Sur les artistes et les écrivains dont la voix franchit les barrières et les usages, la bienséance et la bienveillance (nouveau mot d’ordre de notre société), Despentes a des saillies dont la pertinence brûle comme le soleil vu de trop près. Les grands créateurs blessent et cautérisent dans un même mouvement, et elle le rappelle sans prendre de précautions.
Plus largement, le roman peut être lu comme un pamphlet qui s’en prend au care et au « prends soin de toi », au devoir de douceur. La romancière va loin sur cette voie. Quand elle parle de « l’angoissante voracité de ce qu’on appelle l’amour maternel », elle rappelle Tony Duvert et sa haine des mères. Deux fois, trois fois, sa jumelle Rebecca ou son jumeau Oscar le balancent : « Plutôt crever que faire du yoga ». Il est vrai que le meilleur moyen d’endormir les consciences est de leur apprendre à se concentrer sur leur souffle.

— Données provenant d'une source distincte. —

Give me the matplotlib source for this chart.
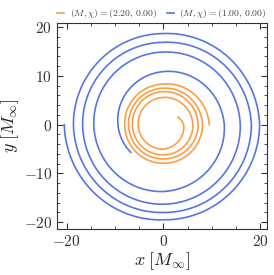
import numpy as np
import matplotlib
matplotlib.use("Agg")
import matplotlib.pyplot as plt
from matplotlib.path import Path
from matplotlib.projections.polar import PolarAxes
from matplotlib.ticker import MultipleLocator, FuncFormatter

plt.rcParams["mathtext.fontset"] = "cm"
plt.rcParams["font.family"] = "serif"
plt.rcParams["font.serif"] = ["DejaVu Serif"]

# orbit tracks: orbital phase (deg) and distance from origin
orange_label = r"$(M, \chi) = (2.20,\, 0.00)$"
orange_phase = [0, 90, 180, 270, 360, 450, 540, 630, 720, 810, 900, 990,
                1080, 1170, 1260, 1350, 1440, 1468]
orange_radius = [9.5, 8.35, 8.0, 7.9, 8.1, 7.5, 7.2, 7.0, 7.2, 6.8, 6.4, 6.2,
                 6.1, 5.6, 5.2, 5.0, 4.2, 3.4]

blue_label = r"$(M, \chi) = (1.00,\, 0.00)$"
blue_phase = [180, 270, 360, 450, 540, 630, 720, 810, 900, 990, 1080, 1170,
              1260, 1350, 1440, 1530, 1620, 1660]
blue_radius = [20.5, 19.5, 19.9, 18.7, 18.6, 18.0, 18.2, 16.9, 16.7, 16.3,
               15.9, 14.9, 14.4, 13.7, 12.6, 10.9, 9.4, 8.8]

orange = "#ff9d45"
blue = "#5576e3"


def fmt(v, pos):
    return r"$%d$" % v


fig = plt.figure(figsize=(2.74, 2.75), dpi=100)
ax = fig.add_axes([0.208, 0.167, 0.766, 0.750])

# let the polar transform turn (phase, radius) into the x-y track
polar = PolarAxes.PolarTransform(apply_theta_transforms=False)
for phase, radius, col, lab in [(orange_phase, orange_radius, orange, orange_label),
                                (blue_phase, blue_radius, blue, blue_label)]:
    p = Path(np.column_stack([np.deg2rad(phase), radius])).interpolated(40)
    ax.plot(p.vertices[:, 0], p.vertices[:, 1], color=col, lw=1.2,
            transform=polar + ax.transData, label=lab)

ax.set_xlim(-22.0, 21.4)
ax.set_ylim(-21.4, 20.9)

ax.xaxis.set_major_locator(MultipleLocator(20))
ax.xaxis.set_minor_locator(MultipleLocator(5))
ax.yaxis.set_major_locator(MultipleLocator(10))
ax.yaxis.set_minor_locator(MultipleLocator(2))
ax.xaxis.set_major_formatter(FuncFormatter(fmt))
ax.yaxis.set_major_formatter(FuncFormatter(fmt))
ax.tick_params(which="both", direction="in", top=True, right=True,
               labelsize=11, colors="#333333", labelcolor="#333333")
ax.tick_params(which="major", length=4, width=0.8)
ax.tick_params(which="minor", length=2, width=0.6)
for s in ax.spines.values():
    s.set_color("#333333")
    s.set_linewidth(0.8)

ax.set_xlabel(r"$x\;[M_\infty]$", fontsize=13, labelpad=1, color="#222222")
ax.set_ylabel(r"$y\;[M_\infty]$", fontsize=13, labelpad=2, color="#222222")

ax.legend(loc="lower center", bbox_to_anchor=(0.5, 0.99), ncol=2,
          frameon=False, fontsize=7, handlelength=0.7, handletextpad=0.6,
          columnspacing=1.0, borderaxespad=0.1, labelcolor="#444444")

fig.savefig("out.png", dpi=100)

Despentes et ses personnages ont une rage adolescente assurément salutaire. Rebecca note ainsi le vide de la ville pendant le confinement : « Il n’y a pas d’adolescents dans les rues. » Pas d’adolescents, donc pas de vie, pas de perturbation, pas d’opposition ni d’antagonisme. L’expression « se faire chier » revient souvent, synonyme de néant qui guette, de solitude, d’un ennui proche de la nausée. Rebecca le dit et le redit : au vide elle préfère les passions excessives et les hommes brutaux. « Qu’est-ce qu’on peut faire pour l’amie qui rencontre la mauvaise personne et ça se voit qu’elle va prendre une trempe carabinée ? », semble lui répondre la romancière. Est-ce de la résignation, une preuve d’intelligence humaine, une forme de solidarité silencieuse, une définition de l’amitié ?
Cher connard est un roman plein, très plein, presque exténuant. Est-ce un roman aimable ? Ce n’est pas certain. Un roman qui se veut aimable ? C’est encore moins certain. Il ne serait pas honteux de lui préférer une littérature moins brutaliste.